Items from a dataset

--- begin ---

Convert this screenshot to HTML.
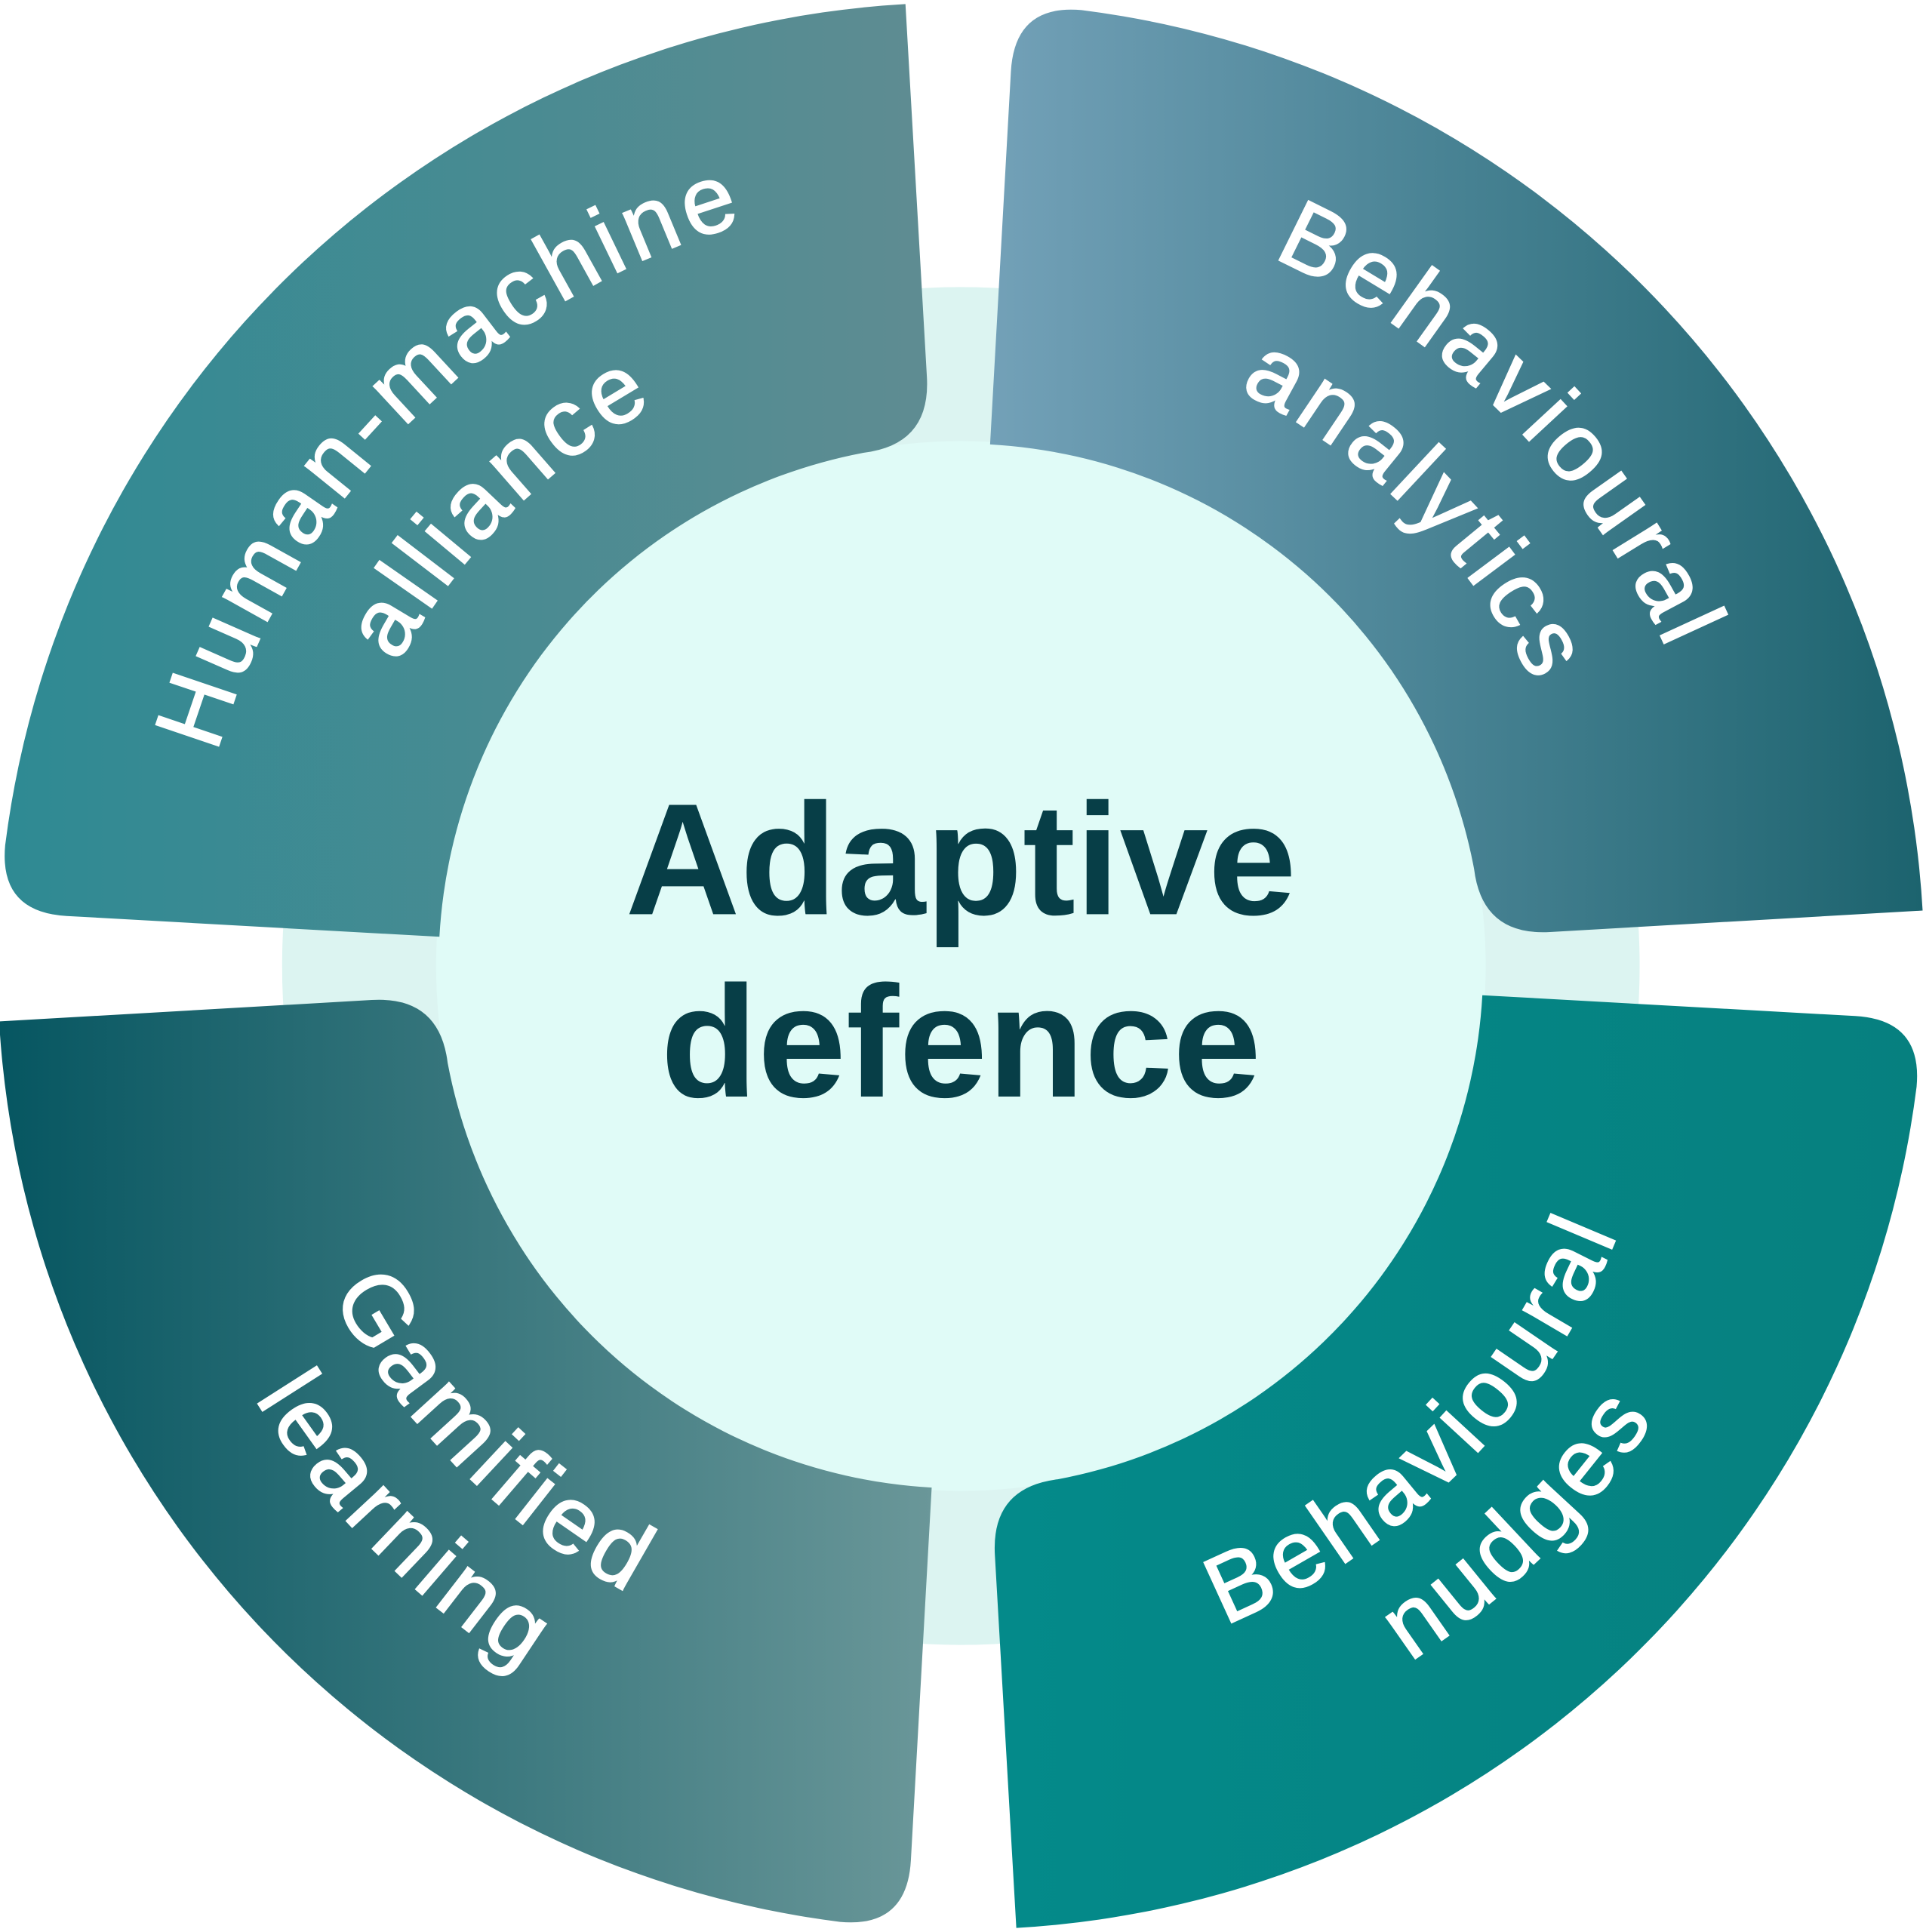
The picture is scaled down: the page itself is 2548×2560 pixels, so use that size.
<!DOCTYPE html>
<html><head><meta charset="utf-8"><style>
html,body{margin:0;padding:0;background:#fff;}
svg{display:block;}
.lbl{font-family:"Liberation Sans",sans-serif;font-size:78px;fill:#fff;stroke:#fff;stroke-width:1.2px;letter-spacing:5px;}
.ctr{font-family:"Liberation Sans",sans-serif;font-weight:bold;font-size:129px;fill:#073e47;}
</style></head><body>
<svg width="2548" height="2560" viewBox="0 0 1561 1568" preserveAspectRatio="none" xmlns="http://www.w3.org/2000/svg">
<defs>
<linearGradient id="gTL" gradientUnits="userSpaceOnUse" x1="0" y1="0" x2="755" y2="0"><stop offset="0" stop-color="#2e8a93"/><stop offset="1" stop-color="#5f8c92"/></linearGradient>
<linearGradient id="gTR" gradientUnits="userSpaceOnUse" x1="803" y1="0" x2="1561" y2="0"><stop offset="0" stop-color="#73a1b8"/><stop offset="1" stop-color="#1c636e"/></linearGradient>
<linearGradient id="gBR" gradientUnits="userSpaceOnUse" x1="804" y1="0" x2="1561" y2="0"><stop offset="0" stop-color="#048a8a"/><stop offset="1" stop-color="#06807f"/></linearGradient>
<linearGradient id="gBL" gradientUnits="userSpaceOnUse" x1="0" y1="0" x2="757" y2="0"><stop offset="0" stop-color="#065661"/><stop offset="1" stop-color="#6a9799"/></linearGradient>
<path id="t1" d="M335.9,1228.1 A628 628 0 0 1 1224.1,339.9"/>
<path id="t2" d="M408.1,1155.9 A526 526 0 0 1 1151.9,412.1"/>
<path id="r1" d="M335.9,339.9 A628 628 0 0 1 1224.1,1228.1"/>
<path id="r2" d="M408.1,412.1 A526 526 0 0 1 1151.9,1155.9"/>
<path id="b1" d="M372.7,1191.3 A576 576 0 0 0 1187.3,376.7"/>
<path id="b2" d="M299.9,1264.1 A679 679 0 0 0 1260.1,303.9"/>
<path id="l1" d="M372.7,376.7 A576 576 0 0 0 1187.3,1191.3"/>
<path id="l2" d="M299.9,303.9 A679 679 0 0 0 1260.1,1264.1"/>
</defs>
<circle cx="780" cy="784" r="551" fill="#dcf4f1"/>
<circle cx="780" cy="784" r="426" fill="#e0fbf7"/>
<path fill="url(#gTL)" d="M735,3.3 A782,782 0 0 0 4.2,686 Q-0.8,740.3 54.1,743.4 L356.7,760.3 A424,424 0 0 1 701.3,367.4 Q755.6,360.7 752.4,305.8 Z"/>
<path fill="url(#gTR)" d="M1560.7,739 A782,782 0 0 0 878,8.2 Q823.7,3.2 820.6,58.1 L803.7,360.7 A424,424 0 0 1 1196.6,705.3 Q1203.3,759.6 1258.2,756.4 Z"/>
<path fill="url(#gBR)" d="M825,1564.7 A782,782 0 0 0 1555.8,882 Q1560.8,827.7 1505.9,824.6 L1203.3,807.7 A424,424 0 0 1 858.7,1200.6 Q804.4,1207.3 807.6,1262.2 Z"/>
<path fill="url(#gBL)" d="M-0.7,829 A782,782 0 0 0 682,1559.8 Q736.3,1564.8 739.4,1509.9 L756.3,1207.3 A424,424 0 0 1 363.4,862.7 Q356.7,808.4 301.8,811.6 Z"/>
<text class="lbl" text-anchor="middle"><textPath href="#t1" startOffset="50%">Human-machine</textPath></text>
<text class="lbl" text-anchor="middle"><textPath href="#t2" startOffset="50%">alliance</textPath></text>
<text class="lbl" text-anchor="middle"><textPath href="#r1" startOffset="50%">Behavioural</textPath></text>
<text class="lbl" text-anchor="middle"><textPath href="#r2" startOffset="50%">analytics</textPath></text>
<text class="lbl" text-anchor="middle"><textPath href="#b1" startOffset="50%">Behavioural</textPath></text>
<text class="lbl" text-anchor="middle"><textPath href="#b2" startOffset="50%">nudges</textPath></text>
<text class="lbl" text-anchor="middle"><textPath href="#l1" startOffset="50%">Gamified</textPath></text>
<text class="lbl" text-anchor="middle"><textPath href="#l2" startOffset="50%">learning</textPath></text>
<text class="ctr" x="780" y="742" text-anchor="middle">Adaptive</text>
<text class="ctr" x="780" y="890" text-anchor="middle">defence</text>
</svg>
</body></html>
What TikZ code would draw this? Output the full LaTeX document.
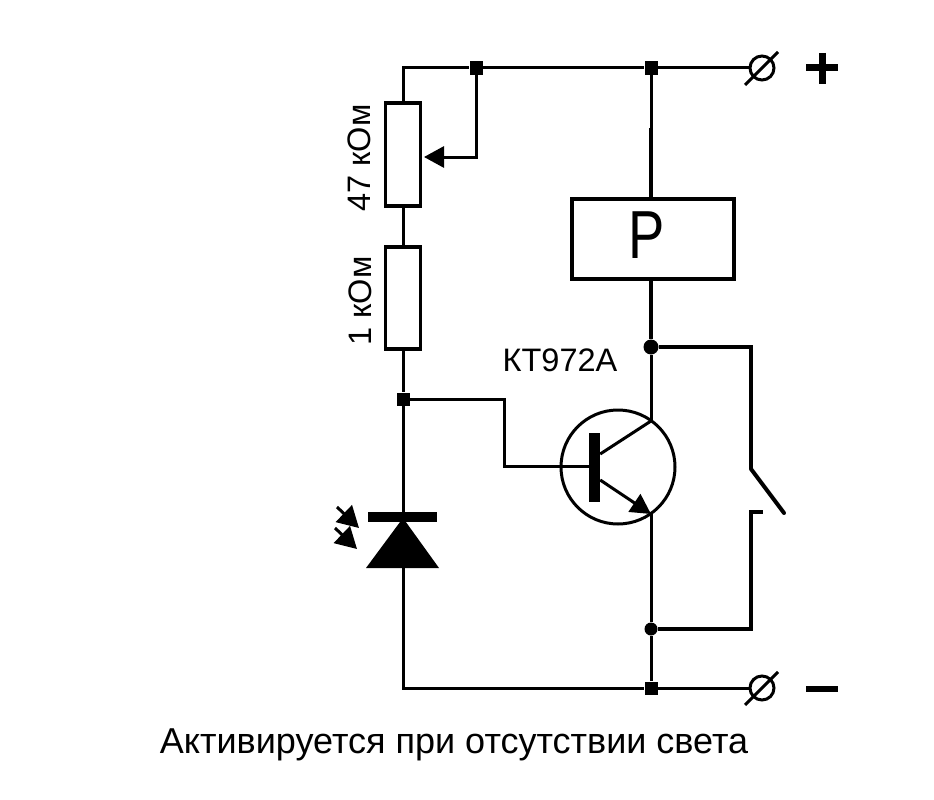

--- end ---

▶ Exercise task: Copy the material exactly. Do not include the pictures.

▶ Exercise answer:
Convert this screenshot to HTML.
The picture is scaled down: the page itself is 2548×2560 pixels, so use that size.
<!DOCTYPE html>
<html><head><meta charset="utf-8"><style>
html,body{margin:0;padding:0;background:#fff;}
svg{display:block;}
.lbl{font-family:"Liberation Sans",sans-serif;font-size:78px;fill:#fff;stroke:#fff;stroke-width:1.2px;letter-spacing:5px;}
.ctr{font-family:"Liberation Sans",sans-serif;font-weight:bold;font-size:129px;fill:#073e47;}
</style></head><body>
<svg width="2548" height="2560" viewBox="0 0 1561 1568" preserveAspectRatio="none" xmlns="http://www.w3.org/2000/svg">
<defs>
<linearGradient id="gTL" gradientUnits="userSpaceOnUse" x1="0" y1="0" x2="755" y2="0"><stop offset="0" stop-color="#2e8a93"/><stop offset="1" stop-color="#5f8c92"/></linearGradient>
<linearGradient id="gTR" gradientUnits="userSpaceOnUse" x1="803" y1="0" x2="1561" y2="0"><stop offset="0" stop-color="#73a1b8"/><stop offset="1" stop-color="#1c636e"/></linearGradient>
<linearGradient id="gBR" gradientUnits="userSpaceOnUse" x1="804" y1="0" x2="1561" y2="0"><stop offset="0" stop-color="#048a8a"/><stop offset="1" stop-color="#06807f"/></linearGradient>
<linearGradient id="gBL" gradientUnits="userSpaceOnUse" x1="0" y1="0" x2="757" y2="0"><stop offset="0" stop-color="#065661"/><stop offset="1" stop-color="#6a9799"/></linearGradient>
<path id="t1" d="M335.9,1228.1 A628 628 0 0 1 1224.1,339.9"/>
<path id="t2" d="M408.1,1155.9 A526 526 0 0 1 1151.9,412.1"/>
<path id="r1" d="M335.9,339.9 A628 628 0 0 1 1224.1,1228.1"/>
<path id="r2" d="M408.1,412.1 A526 526 0 0 1 1151.9,1155.9"/>
<path id="b1" d="M372.7,1191.3 A576 576 0 0 0 1187.3,376.7"/>
<path id="b2" d="M299.9,1264.1 A679 679 0 0 0 1260.1,303.9"/>
<path id="l1" d="M372.7,376.7 A576 576 0 0 0 1187.3,1191.3"/>
<path id="l2" d="M299.9,303.9 A679 679 0 0 0 1260.1,1264.1"/>
</defs>
<circle cx="780" cy="784" r="551" fill="#dcf4f1"/>
<circle cx="780" cy="784" r="426" fill="#e0fbf7"/>
<path fill="url(#gTL)" d="M735,3.3 A782,782 0 0 0 4.2,686 Q-0.8,740.3 54.1,743.4 L356.7,760.3 A424,424 0 0 1 701.3,367.4 Q755.6,360.7 752.4,305.8 Z"/>
<path fill="url(#gTR)" d="M1560.7,739 A782,782 0 0 0 878,8.2 Q823.7,3.2 820.6,58.1 L803.7,360.7 A424,424 0 0 1 1196.6,705.3 Q1203.3,759.6 1258.2,756.4 Z"/>
<path fill="url(#gBR)" d="M825,1564.7 A782,782 0 0 0 1555.8,882 Q1560.8,827.7 1505.9,824.6 L1203.3,807.7 A424,424 0 0 1 858.7,1200.6 Q804.4,1207.3 807.6,1262.2 Z"/>
<path fill="url(#gBL)" d="M-0.7,829 A782,782 0 0 0 682,1559.8 Q736.3,1564.8 739.4,1509.9 L756.3,1207.3 A424,424 0 0 1 363.4,862.7 Q356.7,808.4 301.8,811.6 Z"/>
<text class="lbl" text-anchor="middle"><textPath href="#t1" startOffset="50%">Human-machine</textPath></text>
<text class="lbl" text-anchor="middle"><textPath href="#t2" startOffset="50%">alliance</textPath></text>
<text class="lbl" text-anchor="middle"><textPath href="#r1" startOffset="50%">Behavioural</textPath></text>
<text class="lbl" text-anchor="middle"><textPath href="#r2" startOffset="50%">analytics</textPath></text>
<text class="lbl" text-anchor="middle"><textPath href="#b1" startOffset="50%">Behavioural</textPath></text>
<text class="lbl" text-anchor="middle"><textPath href="#b2" startOffset="50%">nudges</textPath></text>
<text class="lbl" text-anchor="middle"><textPath href="#l1" startOffset="50%">Gamified</textPath></text>
<text class="lbl" text-anchor="middle"><textPath href="#l2" startOffset="50%">learning</textPath></text>
<text class="ctr" x="780" y="742" text-anchor="middle">Adaptive</text>
<text class="ctr" x="780" y="890" text-anchor="middle">defence</text>
</svg>
</body></html>
What TikZ code would draw this? Output the full LaTeX document.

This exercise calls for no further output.